It’s been quiet, but the week of 3-9 September 2015 saw things revving up just a little bit, seismically speaking. Not too much, but a bit.
The United States Geological Survey’s real time earthquake map, which shows events of all magnitudes in the US and its territories and those of at least magnitude 4 (≥M4.0) elsewhere, included 31 tremors in excess of M5.0, although just two of those were larger than M6.0.
As usual, the distribution of the larger earthquakes (≥M4.5) largely follows the margin’s of the Earth’s tectonic plates, with the expected concentration along the subduction zones in the Pacific and the Indian Ocean.
This week there are one or two intra-continental earthquakes worthy of note, the largest of which, in Siberia, is considered below.
The Week’s Biggest Earthquake: M6.4, North of New Zealand
All the evidence suggests that this week’s largest tremor, an M6.4 some 450 kilometres north of New Zealand, is that thing of elegance, a classic subduction earthquake. The tremor occurred a few kilometres west of the Kermadec Trench, which, along with Tonga Trench, forms the boundary along which the Pacific plate subducts beneath the Australian plate in the south western Pacific Ocean.
Seismologist Robert Yeats notes that the angle of subduction in the Kermadec Trench is relatively steep. Taking this into account, the location of the epicentre (around 20km west of the trench) and its depth (34km) together suggest that the cause of the earthquake was in fact movement either at or near the plate interface rather than deformation within either the subducting or the overriding plate.
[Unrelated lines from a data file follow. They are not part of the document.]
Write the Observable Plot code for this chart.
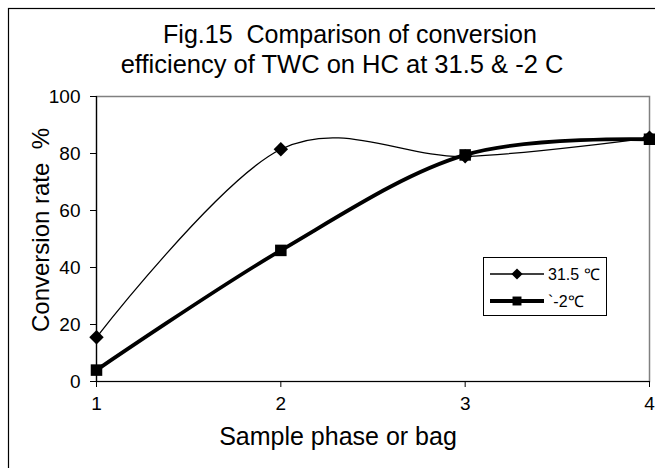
<!DOCTYPE html>
<html>
<head>
<meta charset="utf-8">
<script src="https://cdn.jsdelivr.net/npm/d3@7"></script>
<script src="https://cdn.jsdelivr.net/npm/@observablehq/plot@0.6"></script>
<style>
  html, body { margin: 0; padding: 0; background: white; }
  #chart { width: 655px; height: 468px; overflow: hidden; }
</style>
</head>
<body>
<div id="chart"></div>
<script>
// ---- data ----
const phases = [1, 2, 3, 4];
const hotValues = [15.5, 81.5, 79, 85.5];   // 31.5 ℃
const coldValues = [4, 46, 79.5, 85];       // -2 ℃
const seriesNames = ["31.5 ℃", "`-2℃"];
const xTicks = [1, 2, 3, 4];
const yTicks = [0, 20, 40, 60, 80, 100];
const titleLines = ["Fig.15  Comparison of conversion", "efficiency of TWC on HC at 31.5 & -2 C"];
const xLabel = "Sample phase or bag";
const yLabel = "Conversion rate  %";

const hot = phases.map((p, i) => ({x: p, y: hotValues[i]}));
const cold = phases.map((p, i) => ({x: p, y: coldValues[i]}));

const W = 655, H = 468;
const font = "'Liberation Sans', Arial, sans-serif";

const chart = Plot.plot({
  width: W, height: H,
  marginLeft: 96, marginRight: 6, marginTop: 96, marginBottom: 87,
  style: {fontFamily: font, fontSize: "19px", background: "white", color: "black"},
  x: {domain: [1, 4]},
  y: {domain: [0, 100]},
  marks: [
    Plot.frame({stroke: "#808080", strokeWidth: 1.5}),
    Plot.axisX({ticks: xTicks, tickSize: 6, tickPadding: 9, label: null, tickFormat: d => String(d), fontSize: 19}),
    Plot.axisY({ticks: yTicks, tickSize: 6, tickPadding: 10, label: null, tickFormat: d => String(d), fontSize: 19}),
    Plot.ruleY([0], {stroke: "black", strokeWidth: 1.2}),
    Plot.ruleX([1], {stroke: "black", strokeWidth: 1.2}),
    Plot.line(hot, {x: "x", y: "y", curve: "cardinal", stroke: "black", strokeWidth: 1.3}),
    Plot.line(cold, {x: "x", y: "y", curve: "cardinal", stroke: "black", strokeWidth: 3.8}),
    Plot.dot(hot, {x: "x", y: "y", symbol: "diamond2", r: 6.5, fill: "black", stroke: "none"}),
    Plot.dot(cold, {x: "x", y: "y", symbol: "square", r: 6.5, fill: "black", stroke: "none"})
  ]
});

document.getElementById("chart").appendChild(chart);
const svg = d3.select(chart);

// outer chart border (extends past right/bottom edges)
svg.insert("rect", ":first-child")
  .attr("x", 8.5).attr("y", 8.5).attr("width", W + 20).attr("height", H + 20)
  .attr("fill", "white").attr("stroke", "black").attr("stroke-width", 1.2);

// title
const t = svg.append("text").attr("font-family", font).attr("font-size", 25)
  .attr("text-anchor", "middle").attr("fill", "black");
t.append("tspan").attr("x", 350).attr("y", 43).text(titleLines[0]);
t.append("tspan").attr("font-size", 25.5).attr("x", 342).attr("y", 73).text(titleLines[1]);

// axis labels
svg.append("text").attr("font-family", font).attr("font-size", 25)
  .attr("text-anchor", "middle").attr("x", 338).attr("y", 445).text(xLabel);
svg.append("text").attr("font-family", font).attr("font-size", 24)
  .attr("text-anchor", "middle")
  .attr("transform", "translate(49,230) rotate(-90)").text(yLabel);

// legend
const lg = svg.append("g").attr("font-family", font).attr("font-size", 16).attr("text-anchor", "start");
lg.append("rect").attr("x", 483.5).attr("y", 257.5).attr("width", 123).attr("height", 58)
  .attr("fill", "white").attr("stroke", "black").attr("stroke-width", 1);
const rows = [
  {name: seriesNames[0], y: 274, w: 1.3, sym: d3.symbolDiamond2, s: 80},
  {name: seriesNames[1], y: 301, w: 3.8, sym: d3.symbolSquare, s: 80}
];
rows.forEach(r => {
  lg.append("line").attr("x1", 490).attr("x2", 544).attr("y1", r.y).attr("y2", r.y)
    .attr("stroke", "black").attr("stroke-width", r.w);
  lg.append("path").attr("d", d3.symbol(r.sym, r.s)()).attr("transform", `translate(517,${r.y})`)
    .attr("fill", "black");
  lg.append("text").attr("x", 548).attr("y", r.y).attr("dy", "0.35em").text(r.name);
});
</script>
</body>
</html>
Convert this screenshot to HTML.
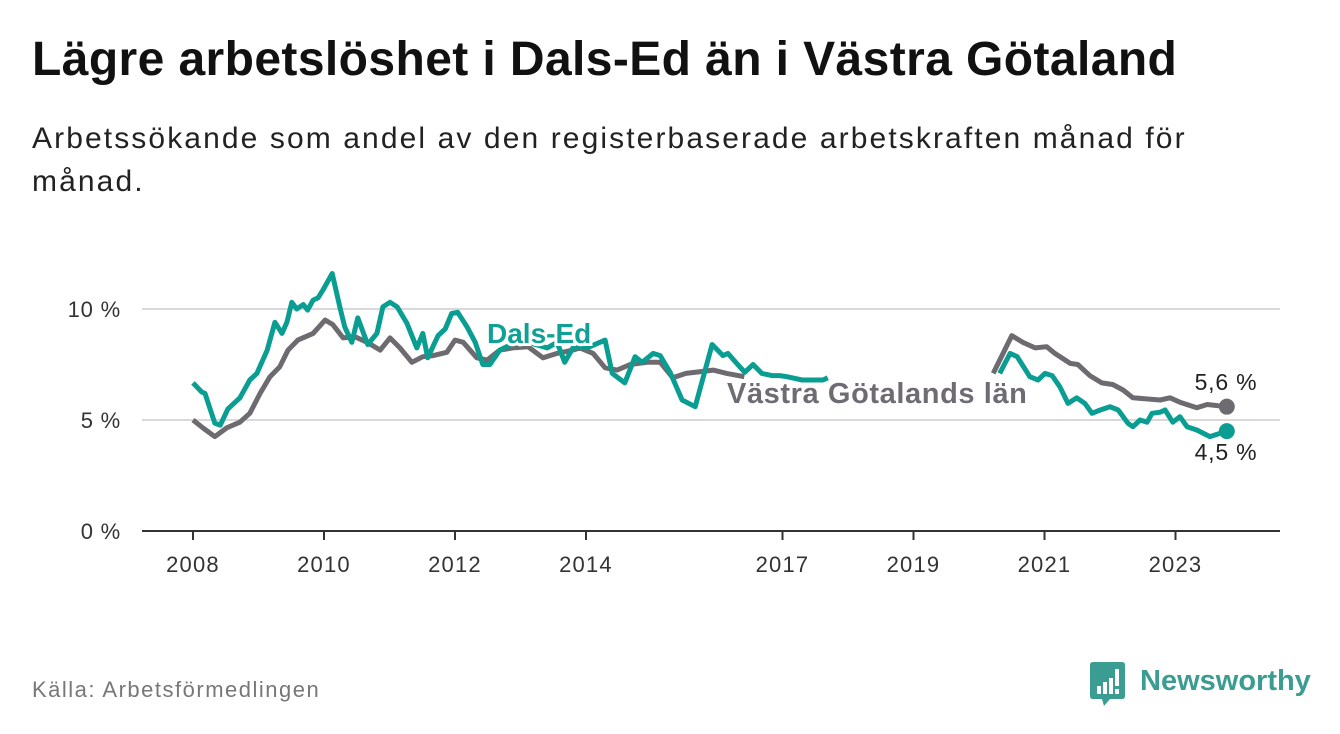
<!DOCTYPE html>
<html><head><meta charset="utf-8">
<style>
body{margin:0;background:#fff;width:1340px;height:734px;overflow:hidden;font-family:"Liberation Sans","DejaVu Sans",sans-serif;}
#title{position:absolute;left:32px;top:32px;font-size:48px;font-weight:bold;color:#111;margin:0;letter-spacing:0.4px}
#sub{position:absolute;left:32px;top:117px;width:1220px;font-size:30px;line-height:43px;color:#222;margin:0;letter-spacing:2.1px}
#src{position:absolute;left:32px;top:677px;font-size:22px;color:#777;letter-spacing:1.5px}
svg{position:absolute;left:0;top:0}
</style></head><body>
<h1 id="title">Lägre arbetslöshet i Dals-Ed än i Västra Götaland</h1>
<p id="sub">Arbetssökande som andel av den registerbaserade arbetskraften månad för månad.</p>
<div id="src">Källa: Arbetsförmedlingen</div>
<svg id="chart" width="1340" height="734"></svg>
<script>
const yTicks=[0,5,10];
const yTickLabels=["0 %","5 %","10 %"];
const xTickYears=[2008,2010,2012,2014,2017,2019,2021,2023];
// months since Jan 2008
const tealMonths=[0,1.6,2.2,4,5,6.4,8.6,10.4,11.7,13.6,15,16.3,17.2,18.1,19,20.2,21,22,22.9,23.8,25.5,26.9,27.8,29.1,30.2,32,33.7,34.8,36.1,37.4,39.2,41,42.1,43,44.9,46.2,47.4,48.5,50.2,51.7,53.1,54.4,56.2,59.9,62.7,64.9,66.7,68.1,69.6,72.7,75.5,76.8,79.1,81,82.3,84.3,85.6,87.4,89.6,92,95.1,97.1,98,99.8,101.1,102.6,104.2,106.1,107.5,108.8,111.6,115.4,116.3,130,147.8,149.7,151,153.3,154.8,156.1,157.4,158.8,160.3,161.9,163.4,164.7,166.2,168,169.5,171.3,172.2,173.5,174.8,175.7,177.2,178.1,179.5,180.8,182.1,183.9,186.3,189.4];
const tealValues=[6.67,6.26,6.2,4.86,4.77,5.5,6.0,6.8,7.1,8.15,9.4,8.9,9.4,10.3,10.0,10.2,9.95,10.4,10.5,10.85,11.6,10.1,9.2,8.5,9.6,8.4,8.9,10.1,10.3,10.1,9.35,8.25,8.9,7.8,8.8,9.1,9.8,9.85,9.2,8.5,7.5,7.5,8.15,8.6,8.4,8.25,8.5,7.6,8.25,8.3,8.6,7.1,6.67,7.85,7.6,8.0,7.9,7.15,5.9,5.6,8.4,7.9,8.0,7.5,7.15,7.5,7.1,7.0,7.0,6.95,6.8,6.8,6.9,null,7.1,8.0,7.85,6.95,6.8,7.1,7.0,6.5,5.75,6.0,5.75,5.3,5.45,5.6,5.45,4.85,4.7,5.0,4.9,5.3,5.35,5.45,4.9,5.15,4.7,4.55,4.25,4.5];
const grayMonths=[0,1.8,4,6.2,8.6,10.4,12.3,14.1,15.9,17.4,19.2,22,24.2,25.6,27.5,29.7,31.9,34.3,36.1,37.9,40.1,42.1,44,46.5,48,49.5,52,53.9,56.2,58.6,61.4,64.1,66.7,69.6,70.9,73.3,75.5,77.7,80.1,83.2,85.6,87.9,90.3,95.3,97.8,101,130,146.6,150,152,154.3,156.4,157.9,160.7,162.1,164.3,166.5,168.5,170.4,172.2,177.2,179,180.8,183.9,185.8,189.4];
const grayValues=[5.0,4.65,4.25,4.65,4.9,5.3,6.2,6.95,7.4,8.15,8.6,8.9,9.5,9.3,8.7,8.75,8.5,8.15,8.7,8.25,7.6,7.85,7.9,8.05,8.6,8.5,7.8,7.7,8.15,8.25,8.3,7.8,8.0,8.15,8.25,8.0,7.35,7.25,7.5,7.6,7.6,6.9,7.1,7.25,7.1,6.95,null,7.1,8.8,8.5,8.25,8.3,8.0,7.55,7.5,7.0,6.67,6.6,6.35,6.0,5.9,6.0,5.8,5.55,5.7,5.6];

const NS="http://www.w3.org/2000/svg";
const svg=document.getElementById('chart');
const x=m=>193+m*65.5/12;
const xYear=yr=>x((yr-2008)*12);
const y=v=>531-v*22.2;
function mk(tag,attrs,parent){const e=document.createElementNS(NS,tag);for(const k in attrs)e.setAttribute(k,attrs[k]);(parent||svg).appendChild(e);return e;}

yTicks.forEach((t,i)=>{
  if(t>0){const g=mk('line',{x1:142,x2:1280,y1:y(t),y2:y(t),stroke:'#d9d9d9','stroke-width':2});
  
  }
  const l=mk('text',{x:121,y:y(t)+8,'text-anchor':'end','font-size':22,fill:'#333','letter-spacing':0.8});
  l.textContent=yTickLabels[i];
  
  
});
const ax=mk('line',{x1:142,x2:1280,y1:531,y2:531,stroke:'#333','stroke-width':2});


xTickYears.forEach(yr=>{
  const tk=mk('line',{x1:xYear(yr),x2:xYear(yr),y1:531,y2:540,stroke:'#333','stroke-width':2});
  
  
  const l=mk('text',{x:xYear(yr),y:572,'text-anchor':'middle','font-size':22,fill:'#333','letter-spacing':1.2});
  l.textContent=yr;
  
  
});
function path(ms,vs){let d='',pen=false;ms.forEach((m,i)=>{const v=vs[i];if(v==null){pen=false;return;}d+=(pen?'L':'M')+x(m).toFixed(1)+' '+y(v).toFixed(1)+' ';pen=true;});return d;}
const gl=mk('path',{d:path(grayMonths,grayValues),fill:'none',stroke:'#6d6b70','stroke-width':5,'stroke-linejoin':'round'});


const tl=mk('path',{d:path(tealMonths,tealValues),fill:'none',stroke:'#0a9e92','stroke-width':5,'stroke-linejoin':'round'});


const gLast=grayValues.length-1,tLast=tealValues.length-1;
const gd=mk('circle',{cx:x(grayMonths[gLast]),cy:y(grayValues[gLast]),r:8,fill:'#6d6b70'});


const td=mk('circle',{cx:x(tealMonths[tLast]),cy:y(tealValues[tLast]),r:8,fill:'#0a9e92'});


const gv=mk('text',{x:1226,y:390,'text-anchor':'middle','font-size':23,fill:'#222','letter-spacing':0.8});
gv.textContent=grayValues[gLast].toFixed(1).replace('.',',')+' %';


const tv=mk('text',{x:1226,y:460,'text-anchor':'middle','font-size':23,fill:'#222','letter-spacing':0.8});
tv.textContent=tealValues[tLast].toFixed(1).replace('.',',')+' %';


const sl=mk('text',{x:487,y:343,'font-size':28,'font-weight':'bold',fill:'#0fa195',stroke:'#fff','stroke-width':6,'paint-order':'stroke'});
sl.textContent='Dals-Ed';


const gl2=mk('text',{x:727,y:403,'font-size':29,'font-weight':'bold',fill:'#6e6c72',stroke:'#fff','stroke-width':6,'paint-order':'stroke','letter-spacing':0.6});
gl2.textContent='Västra Götalands län';


</script>
<svg width="230" height="60" style="left:1088px;top:660px">
<path d="M2 5 Q2 2 5 2 H34 Q37 2 37 5 V36 Q37 39 34 39 H22 L16 46 L14 39 H5 Q2 39 2 36 Z" fill="#3b9c91"/>
<rect x="9" y="26" width="4" height="8" fill="#fff"/><rect x="15" y="22" width="4" height="12" fill="#fff"/><rect x="21" y="18" width="4" height="16" fill="#fff"/><rect x="27" y="9" width="4" height="17" fill="#fff"/><rect x="27" y="29" width="4" height="5" fill="#fff"/>
<text x="52" y="30" font-size="29" font-weight="bold" fill="#3b9c91" font-family="Liberation Sans, sans-serif">Newsworthy</text>
</svg>
</body></html>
The largest tremor was followed by a series of smaller aftershocks, mostly to the west and south, all of which have shallow focuses, suggesting that these in their turn are the result of deformation.
At M6.4 the mainshock is large but not excessively so: the USGS earthquake archive indicates that the Kermadec Trench has experienced 19 earthquakes of at least this magnitude in the last half century, of which five were ≥M5.0.
M4.9 Earthquake in Russia
Away from the subduction zones, there is movement afoot. In the past few weeks we’ve considered earthquakes in Africa resulting from the extensional tectonics of the East African Rift Valley, and this week we’ve seen an earthquake of M4.9 occurring in a less well-known example, the Baikal Rift.
The rift is largely occupied by Lake Baikal and forms a broad ’S’ shape from the Hamar-Daban mountains in the south to the Barguzun Mountains in the north. (If these names mean nothing, have a look at the map, where the topography of the rift is clear.)
Like other rift valleys, it is the product of extensional tectonics and characterised by normal faulting on either side. This week’s earthquake occurred at the northern part of the rift system.
Though it’s remote, the Baikal Rift is, as Yeats observes, “the most seismically active of the world’s rift zones” and is capable of generating significant earthquakes. In the past fifty years there have been 51 earthquakes in the area in excess of M5.0. The largest known in the region occurred in 1957 and had a magnitude of M7.8.
US Earthquakes: Alaska
The Aleutian Islands are the surface expression of the major subduction zone which spans the northern Pacific Ocean, where the Pacific plate descends beneath the north American plate.
Characterised by a volcanic island chain and regular earthquakes, this week the zone saw an earthquake of M5.6, along with a series of smaller shocks, close to the Andreanof Islands.
In contrast to the Kermadec Trench earthquake, however, the depth and location suggest that this tremor was probably not the result of movement directly between the plates but of deformation within the overriding plate.
‘Quakes Could Be a Whole Lot Bigger
The Kermadec subduction zone can generate earthquakes much larger than M7.0. So, more surprisingly, can the Baikal Rift. Alaska can boast the second largest earthquake on record, at M9.2 back in 1964. It may have looked like a busy week in terms of earthquakes — but be assured, the planet can do a whole lot more.